> **Directive**:
Carry none of the pictures over; write out the complete data exactly.

> **Given material**:
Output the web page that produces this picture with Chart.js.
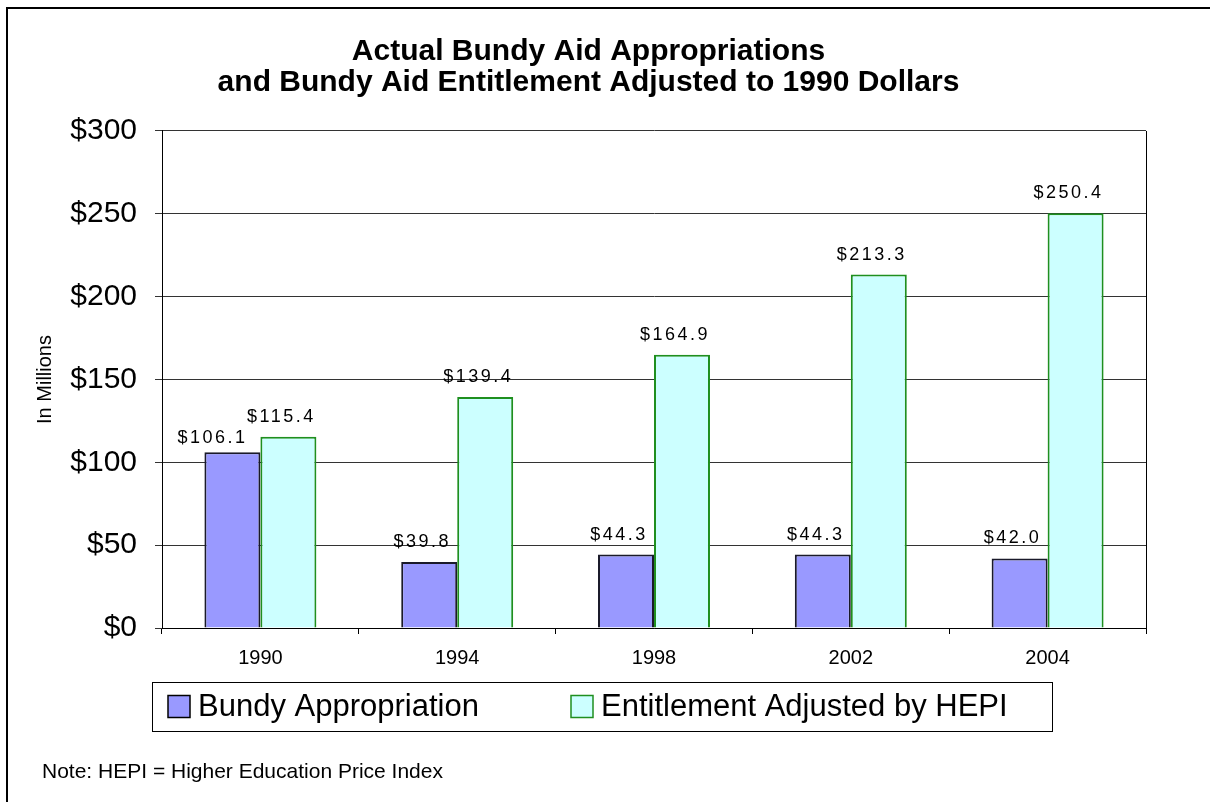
<!DOCTYPE html>
<html>
<head>
<meta charset="utf-8">
<title>Bundy Aid</title>
<script src="https://cdn.jsdelivr.net/npm/chart.js@4.4.1/dist/chart.umd.min.js"></script>
<style>
  html, body { margin: 0; padding: 0; background: #fff; }
  canvas { display: block; }
</style>
</head>
<body>
<canvas id="bundyChart" width="1210" height="802"></canvas>
<script>
const years = ["1990", "1994", "1998", "2002", "2004"];
const bundyAppropriation = [106.1, 39.8, 44.3, 44.3, 42.0];
const entitlementHepi = [115.4, 139.4, 164.9, 213.3, 250.4];
const yTicks = [0, 50, 100, 150, 200, 250, 300];

const FONT = "'Liberation Sans', Arial, sans-serif";

// labels above each bar, frame, boxed legend, footnote
const extrasPlugin = {
  id: "extras",
  afterDatasetsDraw(chart) {
    const ctx = chart.ctx;
    ctx.save();
    ctx.font = "18px " + FONT;
    ctx.fillStyle = "#000";
    ctx.textAlign = "center";
    ctx.textBaseline = "alphabetic";
    if ("letterSpacing" in ctx) ctx.letterSpacing = "2.5px";
    chart.data.datasets.forEach((ds, i) => {
      const meta = chart.getDatasetMeta(i);
      meta.data.forEach((bar, j) => {
        const v = ds.data[j];
        let dx = -7, dy = 15;
        if (i === 0 && j === 0) { dx = -20; dy = 9; }
        ctx.fillText("$" + v.toFixed(1), bar.x + dx, bar.y - dy);
      });
    });
    ctx.restore();
  },
  afterDraw(chart) {
    const ctx = chart.ctx;
    const area = chart.chartArea;
    ctx.save();
    // right side of plot frame
    ctx.strokeStyle = "#000";
    ctx.lineWidth = 1;
    ctx.beginPath();
    ctx.moveTo(Math.round(area.right) + 0.5, area.top);
    ctx.lineTo(Math.round(area.right) + 0.5, area.bottom);
    ctx.stroke();

    // legend box
    const lgTop = area.bottom + 54;
    const lgH = 49;
    ctx.strokeStyle = "#000";
    ctx.lineWidth = 1;
    ctx.strokeRect(152.5, lgTop + 0.5, 900, lgH);
    ctx.font = "31px " + FONT;
    ctx.textAlign = "left";
    ctx.textBaseline = "middle";
    const itemX = [168, 571];
    chart.data.datasets.forEach((ds, i) => {
      const x = itemX[i];
      const cy = lgTop + lgH / 2;
      ctx.fillStyle = ds.backgroundColor;
      ctx.fillRect(x, cy - 11, 22, 22);
      ctx.strokeStyle = i === 0 ? "#000" : ds.borderColor;
      ctx.lineWidth = 1.5;
      ctx.strokeRect(x, cy - 11, 22, 22);
      ctx.fillStyle = "#000";
      ctx.fillText(ds.label, x + 30, cy + 1);
    });

    // outer frame (top + left)
    ctx.strokeStyle = "#000";
    ctx.lineWidth = 2;
    ctx.beginPath();
    ctx.moveTo(7, chart.height);
    ctx.lineTo(7, 8);
    ctx.lineTo(chart.width, 8);
    ctx.stroke();

    // footnote
    ctx.font = "21px " + FONT;
    ctx.fillStyle = "#000";
    ctx.textAlign = "left";
    ctx.textBaseline = "middle";
    ctx.fillText("Note: HEPI = Higher Education Price Index", 42, 772);
    ctx.restore();
  }
};

const ctx = document.getElementById("bundyChart").getContext("2d");
new Chart(ctx, {
  type: "bar",
  data: {
    labels: years,
    datasets: [
      {
        label: "Bundy Appropriation",
        data: bundyAppropriation,
        backgroundColor: "#9999FF",
        borderColor: "#1a1a2a",
        borderWidth: 2,
        borderSkipped: "bottom"
      },
      {
        label: "Entitlement Adjusted by HEPI",
        data: entitlementHepi,
        backgroundColor: "#CCFFFF",
        borderColor: "#1f8f1f",
        borderWidth: 2,
        borderSkipped: "bottom"
      }
    ]
  },
  options: {
    responsive: false,
    animation: false,
    barPercentage: 1.0,
    categoryPercentage: 0.569,
    layout: {
      padding: { left: 31, right: 64, top: 8, bottom: 120 }
    },
    plugins: {
      title: {
        display: true,
        text: [
          "Actual Bundy Aid Appropriations",
          "and Bundy Aid Entitlement Adjusted to 1990 Dollars"
        ],
        color: "#000",
        font: { family: FONT, size: 30, weight: "bold", lineHeight: 1.033 },
        padding: { top: 28.5, bottom: 32.5 }
      },
      legend: { display: false },
      tooltip: { enabled: false }
    },
    scales: {
      x: {
        afterFit(scale) { scale.height = 54; },
        grid: {
          display: true,
          drawOnChartArea: false,
          drawTicks: true,
          tickLength: 6,
          color: "#000",
          offset: true
        },
        border: { color: "#000", width: 1 },
        ticks: {
          color: "#000",
          font: { family: FONT, size: 20 },
          padding: 12
        }
      },
      y: {
        min: 0,
        max: 300,
        afterFit(scale) { scale.width = 131; },
        afterBuildTicks(scale) {
          scale.ticks = yTicks.map(v => ({ value: v }));
        },
        grid: {
          color: "#333",
          drawTicks: true,
          tickLength: 7
        },
        border: { color: "#000", width: 1 },
        ticks: {
          color: "#000",
          font: { family: FONT, size: 30 },
          padding: 18,
          callback: v => "$" + v
        },
        title: {
          display: true,
          text: "In Millions",
          color: "#000",
          font: { family: FONT, size: 20 },
          padding: { top: 2, bottom: 0 }
        }
      }
    }
  },
  plugins: [extrasPlugin]
});
</script>
</body>
</html>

> **Correct answer**:
Output the web page that produces this picture with Chart.js.
<!DOCTYPE html>
<html>
<head>
<meta charset="utf-8">
<title>Bundy Aid</title>
<script src="https://cdn.jsdelivr.net/npm/chart.js@4.4.1/dist/chart.umd.min.js"></script>
<style>
  html, body { margin: 0; padding: 0; background: #fff; }
  canvas { display: block; }
</style>
</head>
<body>
<canvas id="bundyChart" width="1210" height="802"></canvas>
<script>
const years = ["1990", "1994", "1998", "2002", "2004"];
const bundyAppropriation = [106.1, 39.8, 44.3, 44.3, 42.0];
const entitlementHepi = [115.4, 139.4, 164.9, 213.3, 250.4];
const yTicks = [0, 50, 100, 150, 200, 250, 300];

const FONT = "'Liberation Sans', Arial, sans-serif";

// labels above each bar, frame, boxed legend, footnote
const extrasPlugin = {
  id: "extras",
  afterDatasetsDraw(chart) {
    const ctx = chart.ctx;
    ctx.save();
    ctx.font = "18px " + FONT;
    ctx.fillStyle = "#000";
    ctx.textAlign = "center";
    ctx.textBaseline = "alphabetic";
    if ("letterSpacing" in ctx) ctx.letterSpacing = "2.5px";
    chart.data.datasets.forEach((ds, i) => {
      const meta = chart.getDatasetMeta(i);
      meta.data.forEach((bar, j) => {
        const v = ds.data[j];
        let dx = -7, dy = 15;
        if (i === 0 && j === 0) { dx = -20; dy = 9; }
        ctx.fillText("$" + v.toFixed(1), bar.x + dx, bar.y - dy);
      });
    });
    ctx.restore();
  },
  afterDraw(chart) {
    const ctx = chart.ctx;
    const area = chart.chartArea;
    ctx.save();
    // right side of plot frame
    ctx.strokeStyle = "#000";
    ctx.lineWidth = 1;
    ctx.beginPath();
    ctx.moveTo(Math.round(area.right) + 0.5, area.top);
    ctx.lineTo(Math.round(area.right) + 0.5, area.bottom);
    ctx.stroke();

    // legend box
    const lgTop = area.bottom + 54;
    const lgH = 49;
    ctx.strokeStyle = "#000";
    ctx.lineWidth = 1;
    ctx.strokeRect(152.5, lgTop + 0.5, 900, lgH);
    ctx.font = "31px " + FONT;
    ctx.textAlign = "left";
    ctx.textBaseline = "middle";
    const itemX = [168, 571];
    chart.data.datasets.forEach((ds, i) => {
      const x = itemX[i];
      const cy = lgTop + lgH / 2;
      ctx.fillStyle = ds.backgroundColor;
      ctx.fillRect(x, cy - 11, 22, 22);
      ctx.strokeStyle = i === 0 ? "#000" : ds.borderColor;
      ctx.lineWidth = 1.5;
      ctx.strokeRect(x, cy - 11, 22, 22);
      ctx.fillStyle = "#000";
      ctx.fillText(ds.label, x + 30, cy + 1);
    });

    // outer frame (top + left)
    ctx.strokeStyle = "#000";
    ctx.lineWidth = 2;
    ctx.beginPath();
    ctx.moveTo(7, chart.height);
    ctx.lineTo(7, 8);
    ctx.lineTo(chart.width, 8);
    ctx.stroke();

    // footnote
    ctx.font = "21px " + FONT;
    ctx.fillStyle = "#000";
    ctx.textAlign = "left";
    ctx.textBaseline = "middle";
    ctx.fillText("Note: HEPI = Higher Education Price Index", 42, 772);
    ctx.restore();
  }
};

const ctx = document.getElementById("bundyChart").getContext("2d");
new Chart(ctx, {
  type: "bar",
  data: {
    labels: years,
    datasets: [
      {
        label: "Bundy Appropriation",
        data: bundyAppropriation,
        backgroundColor: "#9999FF",
        borderColor: "#1a1a2a",
        borderWidth: 2,
        borderSkipped: "bottom"
      },
      {
        label: "Entitlement Adjusted by HEPI",
        data: entitlementHepi,
        backgroundColor: "#CCFFFF",
        borderColor: "#1f8f1f",
        borderWidth: 2,
        borderSkipped: "bottom"
      }
    ]
  },
  options: {
    responsive: false,
    animation: false,
    barPercentage: 1.0,
    categoryPercentage: 0.569,
    layout: {
      padding: { left: 31, right: 64, top: 8, bottom: 120 }
    },
    plugins: {
      title: {
        display: true,
        text: [
          "Actual Bundy Aid Appropriations",
          "and Bundy Aid Entitlement Adjusted to 1990 Dollars"
        ],
        color: "#000",
        font: { family: FONT, size: 30, weight: "bold", lineHeight: 1.033 },
        padding: { top: 28.5, bottom: 32.5 }
      },
      legend: { display: false },
      tooltip: { enabled: false }
    },
    scales: {
      x: {
        afterFit(scale) { scale.height = 54; },
        grid: {
          display: true,
          drawOnChartArea: false,
          drawTicks: true,
          tickLength: 6,
          color: "#000",
          offset: true
        },
        border: { color: "#000", width: 1 },
        ticks: {
          color: "#000",
          font: { family: FONT, size: 20 },
          padding: 12
        }
      },
      y: {
        min: 0,
        max: 300,
        afterFit(scale) { scale.width = 131; },
        afterBuildTicks(scale) {
          scale.ticks = yTicks.map(v => ({ value: v }));
        },
        grid: {
          color: "#333",
          drawTicks: true,
          tickLength: 7
        },
        border: { color: "#000", width: 1 },
        ticks: {
          color: "#000",
          font: { family: FONT, size: 30 },
          padding: 18,
          callback: v => "$" + v
        },
        title: {
          display: true,
          text: "In Millions",
          color: "#000",
          font: { family: FONT, size: 20 },
          padding: { top: 2, bottom: 0 }
        }
      }
    }
  },
  plugins: [extrasPlugin]
});
</script>
</body>
</html>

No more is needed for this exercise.